** start of DATA PROVIDED **
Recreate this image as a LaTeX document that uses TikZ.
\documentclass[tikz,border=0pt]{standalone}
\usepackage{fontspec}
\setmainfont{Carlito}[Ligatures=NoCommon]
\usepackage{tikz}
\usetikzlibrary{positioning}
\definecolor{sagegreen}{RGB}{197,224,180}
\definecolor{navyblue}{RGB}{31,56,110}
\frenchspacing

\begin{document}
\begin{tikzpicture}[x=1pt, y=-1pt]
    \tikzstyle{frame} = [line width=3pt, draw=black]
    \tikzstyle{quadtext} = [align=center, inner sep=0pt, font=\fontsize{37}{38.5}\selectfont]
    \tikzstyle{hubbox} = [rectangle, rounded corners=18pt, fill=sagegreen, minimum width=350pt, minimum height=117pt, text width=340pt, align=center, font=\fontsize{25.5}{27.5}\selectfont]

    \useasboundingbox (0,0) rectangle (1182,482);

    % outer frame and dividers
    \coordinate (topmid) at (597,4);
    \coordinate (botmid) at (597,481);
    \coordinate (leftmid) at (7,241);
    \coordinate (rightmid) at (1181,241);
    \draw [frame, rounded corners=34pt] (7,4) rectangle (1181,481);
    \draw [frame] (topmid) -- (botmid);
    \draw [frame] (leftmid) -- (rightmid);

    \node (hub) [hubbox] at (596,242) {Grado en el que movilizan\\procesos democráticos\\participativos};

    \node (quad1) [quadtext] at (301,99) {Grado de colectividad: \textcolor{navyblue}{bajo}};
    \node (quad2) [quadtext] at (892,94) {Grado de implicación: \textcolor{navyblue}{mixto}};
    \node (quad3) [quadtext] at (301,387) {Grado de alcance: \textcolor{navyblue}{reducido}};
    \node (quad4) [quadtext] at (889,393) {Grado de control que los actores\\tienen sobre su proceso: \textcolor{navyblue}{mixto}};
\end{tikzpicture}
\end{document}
** end of DATA PROVIDED **
STATED GOAL = Extract the data in full. Keep it word for word.

FINAL RESULT =
Recreate this image as a LaTeX document that uses TikZ.
\documentclass[tikz,border=0pt]{standalone}
\usepackage{fontspec}
\setmainfont{Carlito}[Ligatures=NoCommon]
\usepackage{tikz}
\usetikzlibrary{positioning}
\definecolor{sagegreen}{RGB}{197,224,180}
\definecolor{navyblue}{RGB}{31,56,110}
\frenchspacing

\begin{document}
\begin{tikzpicture}[x=1pt, y=-1pt]
    \tikzstyle{frame} = [line width=3pt, draw=black]
    \tikzstyle{quadtext} = [align=center, inner sep=0pt, font=\fontsize{37}{38.5}\selectfont]
    \tikzstyle{hubbox} = [rectangle, rounded corners=18pt, fill=sagegreen, minimum width=350pt, minimum height=117pt, text width=340pt, align=center, font=\fontsize{25.5}{27.5}\selectfont]

    \useasboundingbox (0,0) rectangle (1182,482);

    % outer frame and dividers
    \coordinate (topmid) at (597,4);
    \coordinate (botmid) at (597,481);
    \coordinate (leftmid) at (7,241);
    \coordinate (rightmid) at (1181,241);
    \draw [frame, rounded corners=34pt] (7,4) rectangle (1181,481);
    \draw [frame] (topmid) -- (botmid);
    \draw [frame] (leftmid) -- (rightmid);

    \node (hub) [hubbox] at (596,242) {Grado en el que movilizan\\procesos democráticos\\participativos};

    \node (quad1) [quadtext] at (301,99) {Grado de colectividad: \textcolor{navyblue}{bajo}};
    \node (quad2) [quadtext] at (892,94) {Grado de implicación: \textcolor{navyblue}{mixto}};
    \node (quad3) [quadtext] at (301,387) {Grado de alcance: \textcolor{navyblue}{reducido}};
    \node (quad4) [quadtext] at (889,393) {Grado de control que los actores\\tienen sobre su proceso: \textcolor{navyblue}{mixto}};
\end{tikzpicture}
\end{document}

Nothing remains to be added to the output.